Two-dimensional materials and topological phases: prediction and control of its properties

Abstract

Recently, the climatic and economic changes of the world have lead to a search for materials more energetically efficient. Within this scenario, two-dimensional materials and topological phases of matter are prominent candidates to fulfill this task. Currently, topological materials are transiting from the theoretical physics to the experimental chemistry, where focused applications regarding energy consumption reduction, and spin to charge conversion has already been proven experimentally.

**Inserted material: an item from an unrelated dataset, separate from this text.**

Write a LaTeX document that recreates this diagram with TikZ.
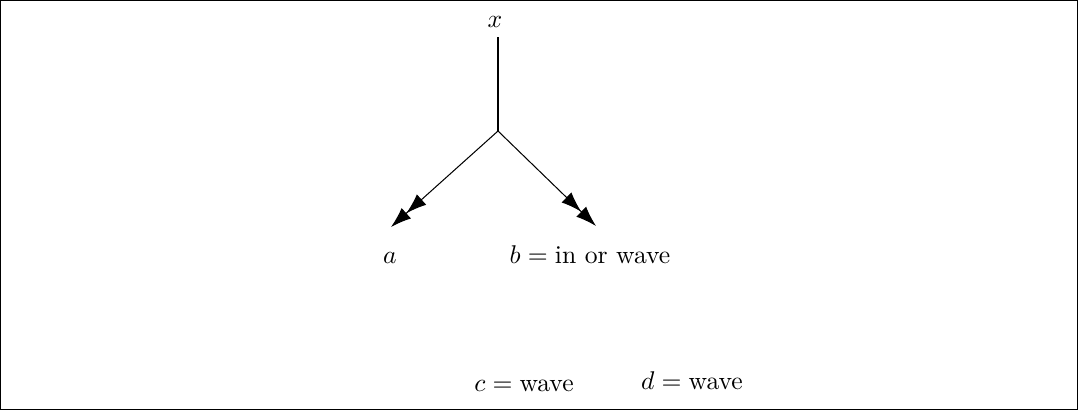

Concomitantly, following the industrial miniaturization tendencies, and enhanced quantum effects, two-dimensional materials are a key element in future device designs.This project has three main goals, (i) the exploration of a Brazilian, naturally occurring, class of two-dimensional topological materials; (ii) predicting new two-dimensional materials and its applications; and (iii) the exploration of interface phenomena in topological insulator materials. From (i) within first-principle calculations, we intend to unveil the stability of Jacutingaite related phases, a prominent topological material, while further explore its properties and applications. In (ii) a combination of Big-data analysis, machine-learning, and materials simulations approaches will be employed in order to predict new two-dimensional materials and lattices design. Furthermore, in (iii) by designing topological insulator surfaces with broken inversion symmetry we can achieve spin-textures from both topological and Rashba-effect origins. Such effects can add up increasing the Rashba-Edelstein effect, which is essential for efficient switching of interface ferromagnetic magnetization direction, for magnetic memory applications. (AU)